Several proposals considered by the commission would compel the 51 cities and towns to sell their power distribution systems, with the revenue going toward debt relief.
For Avis Murphy of High Point, the topic of deregulation prompts her to envision potential benefits and pitfalls.
The 25-year-old retail manager said having more options to pick her family's power provider should lead to better service and prices because of competition.
But she can also see people being taken advantage of if the government doesn't have some oversight to prevent price gouging. Murphy suggested having what would amount to a social safety net if deregulation takes place, such as putting a cap on how much rates can go up during a certain period of time among companies providing service.
Many men and women interviewed by the Enterprise said they didn't want a deregulated electric industry to become a day-to-day telemarketing and sales pitch drudgery.
Lou Damron of High Point and her friend enjoying lunch rolled their eyes when asked if they would mind getting telemarketing calls from power companies as they do now from telecommunication companies.
"Whenever they do something like this, it always gets more complicated," said 59-year-old retiree. "I like the way it is now ? I don't have to worry about it."
Retiree Johnnie Alexander of High Point said that she wouldn't want deregulation to interfere with her ability to have an equalized payment plan, which allows her to keep her payments the same through the year.
"I like the way it is now," the 67year-old woman said.
Some people expressed an interest in deregulation if it would lead to better prices.
Competition could be an improvement because companies would offer lower rates to lure customers, said 69-year-old retiree John Cochran of High Point.

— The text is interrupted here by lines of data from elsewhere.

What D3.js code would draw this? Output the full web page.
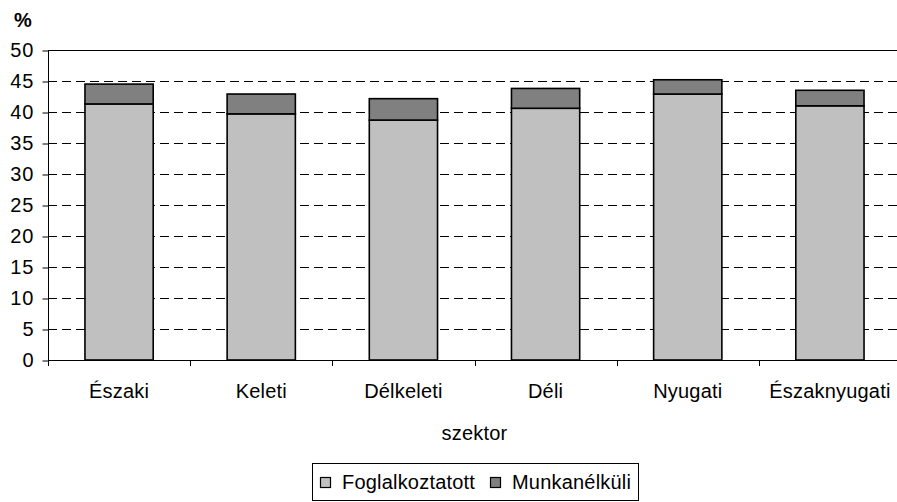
<!DOCTYPE html>
<html>
<head>
<meta charset="utf-8">
<script src="https://cdn.jsdelivr.net/npm/d3@7"></script>
<style>
  body { margin: 0; background: #fff; }
  text { font-family: "Liberation Sans", Arial, sans-serif; fill: #000; }
</style>
</head>
<body>
<div id="chart"></div>
<script>
// Data
var categories = ["Északi", "Keleti", "Délkeleti", "Déli", "Nyugati", "Északnyugati"];
var foglalkoztatott = [41.3, 39.7, 38.7, 40.6, 42.9, 41.0];
var munkanelkuli = [3.2, 3.2, 3.45, 3.2, 2.3, 2.5];
var seriesNames = ["Foglalkoztatott", "Munkanélküli"];
var seriesColors = ["#c0c0c0", "#808080"];
var yTicks = [0, 5, 10, 15, 20, 25, 30, 35, 40, 45, 50];

var svgWidth = 897;
var svgHeight = 502;
var plot = { left: 48, right: 901, top: 50, bottom: 360 };

var svg = d3.select("#chart")
    .append("svg")
    .attr("width", svgWidth)
    .attr("height", svgHeight);

var xScale = d3.scaleBand()
    .domain(categories)
    .range([plot.left, plot.right])
    .paddingInner(0.52)
    .paddingOuter(0.26);

var yScale = d3.scaleLinear()
    .domain([0, 50])
    .range([plot.bottom, plot.top]);

// Gridlines (top one solid, others dashed)
svg.append("g")
    .selectAll("line")
    .data(yTicks.filter(d => d > 0))
    .enter()
    .append("line")
    .attr("x1", plot.left)
    .attr("x2", svgWidth)
    .attr("y1", d => Math.round(yScale(d)) + 0.5)
    .attr("y2", d => Math.round(yScale(d)) + 0.5)
    .attr("stroke", "#000")
    .attr("stroke-width", 1)
    .attr("stroke-dasharray", d => d === 50 ? null : "9,5");

// Stacked bars
var rows = categories.map((c, i) => ({
    cat: c,
    Foglalkoztatott: foglalkoztatott[i],
    "Munkanélküli": munkanelkuli[i]
}));
var stacked = d3.stack().keys(seriesNames)(rows);

svg.append("g")
    .selectAll("g")
    .data(stacked)
    .enter()
    .append("g")
    .attr("fill", (d, i) => seriesColors[i])
    .selectAll("rect")
    .data(d => d)
    .enter()
    .append("rect")
    .attr("x", d => xScale(d.data.cat))
    .attr("y", d => yScale(d[1]))
    .attr("width", xScale.bandwidth())
    .attr("height", d => yScale(d[0]) - yScale(d[1]))
    .attr("stroke", "#000")
    .attr("stroke-width", 1.6);

// Y axis
var leftAxis = d3.axisLeft(yScale)
    .tickValues(yTicks)
    .tickSize(6)
    .tickPadding(8);
var yAxis = svg.append("g")
    .attr("transform", `translate(${plot.left + 0.5}, 0.5)`)
    .call(leftAxis);
yAxis.select(".domain").remove();
yAxis.append("line")
    .attr("x1", 0).attr("x2", 0)
    .attr("y1", plot.top).attr("y2", plot.bottom)
    .attr("stroke", "#000");
yAxis.selectAll(".tick line").attr("stroke", "#000");
yAxis.selectAll(".tick text")
    .style("font-size", "20px")
    .style("letter-spacing", "1px")
    .attr("fill", "#000");

// X axis: line, tick marks at category boundaries, labels centred
var xg = svg.append("g");
xg.append("line")
    .attr("x1", plot.left).attr("x2", svgWidth)
    .attr("y1", plot.bottom + 0.5).attr("y2", plot.bottom + 0.5)
    .attr("stroke", "#000");
xg.selectAll(".xtick")
    .data(d3.range(categories.length + 1))
    .enter()
    .append("line")
    .attr("class", "xtick")
    .attr("x1", i => Math.round(plot.left + i * xScale.step()) + 0.5)
    .attr("x2", i => Math.round(plot.left + i * xScale.step()) + 0.5)
    .attr("y1", plot.bottom)
    .attr("y2", plot.bottom + 6)
    .attr("stroke", "#000");
xg.selectAll(".xlabel")
    .data(categories)
    .enter()
    .append("text")
    .attr("class", "xlabel")
    .attr("x", d => xScale(d) + xScale.bandwidth() / 2)
    .attr("y", 398)
    .attr("text-anchor", "middle")
    .style("font-size", "20px")
    .style("letter-spacing", "0.2px")
    .text(d => d);

// Axis titles
svg.append("text")
    .attr("x", (plot.left + plot.right) / 2)
    .attr("y", 440)
    .attr("text-anchor", "middle")
    .style("font-size", "20px")
    .style("letter-spacing", "0.2px")
    .text("szektor");

svg.append("text")
    .attr("x", 14)
    .attr("y", 27)
    .style("font-size", "20px")
    .style("font-weight", "bold")
    .text("%");

// Legend
var legend = svg.append("g");
legend.append("rect")
    .attr("x", 312.5).attr("y", 463.5)
    .attr("width", 326).attr("height", 37)
    .attr("fill", "#fff")
    .attr("stroke", "#000");
var legendX = [320.5, 490.5];
var items = legend.selectAll(".item")
    .data(seriesNames)
    .enter()
    .append("g")
    .attr("class", "item")
    .attr("transform", (d, i) => `translate(${legendX[i]}, 0)`);
items.append("rect")
    .attr("x", 0).attr("y", 477.5)
    .attr("width", 10).attr("height", 10)
    .attr("fill", (d, i) => seriesColors[i])
    .attr("stroke", "#000")
    .attr("stroke-width", 1.2);
items.append("text")
    .attr("x", 21.5)
    .attr("y", 489)
    .style("font-size", "20px")
    .style("letter-spacing", "0.2px")
    .text(d => d);
</script>
</body>
</html>
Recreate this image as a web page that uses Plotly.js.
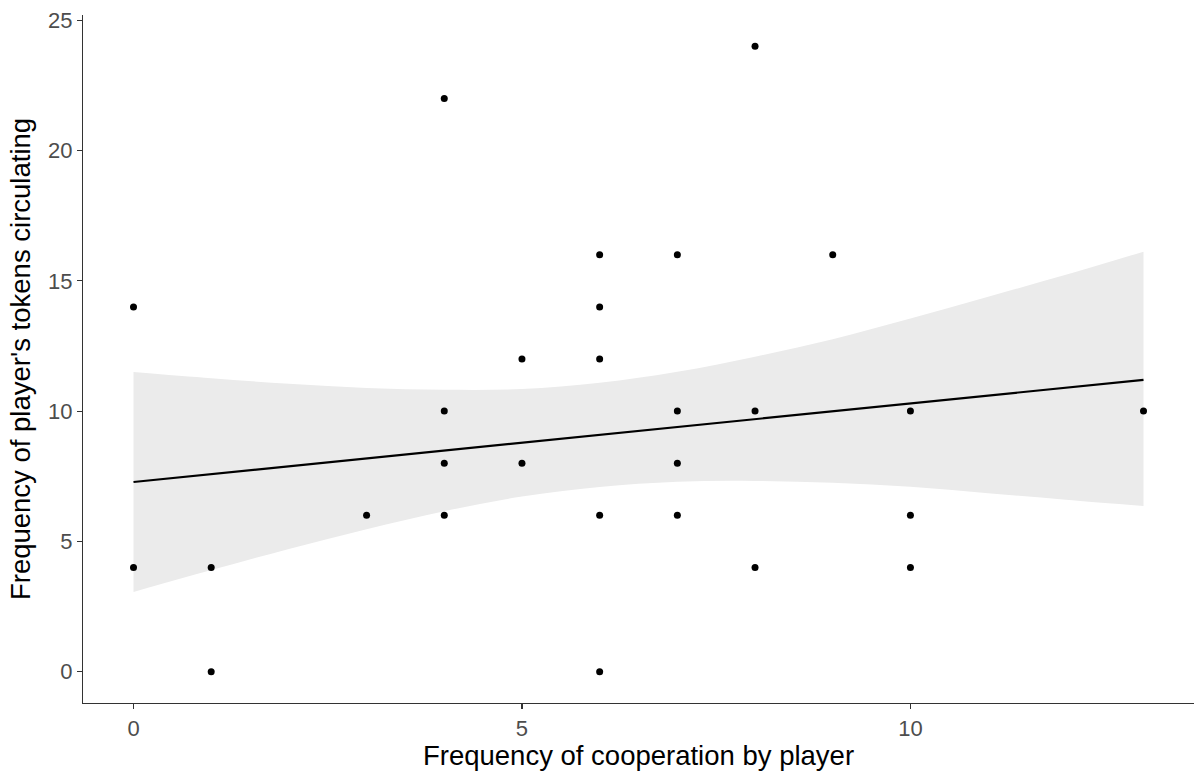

Also, a competitive market may compel more companies to build new power plants to meet the demand of a growing base of customers, Cochran said.
"It always a better when there's an open marketplace," said 26-yearold financial specialist Phillip Carter of Advance, who works in High Point. "I'm a firm believer in capitalism and the free market."
One challenge that officials face in reforming the electric industry is the wide disparity in the customer base and amount of electricity used per customer in North Carolina.
Of the approximately 4 million electric customers in the state, 87 percent are residential customers. About 12 percent are commercial customers, meaning owners of shopping centers and office buildings, with about 1 percent industrial customers, such as manufacturers.
However, the vast majority of electricity is used by the least number of customers.
For example, for Carolina Power & Light Co., less than 1 percent of its customers use 25 percent of the power that the utility generates. Put another way, of CP&L's 1.2 million customers, the top 50 ? virtually all industries ? use 25 percent of the utility's energy, CP&L reports.
The disparity in the scope of customers and in how much electricity various types of customers use make it challenging to come up with a competitive rate structure where all types of customers benefit, said Charles Harman, a Duke University mechanical engineering professor.
"What's going to happen with deregulation is that people with market clout are going to be able to negotiate better deals than people without market clout," said Harman, who has an expertise in electric industry issues.
That means ordinary people may find that deregulation won't have any noticeable effect on what they pay each month to a utility, Harman said.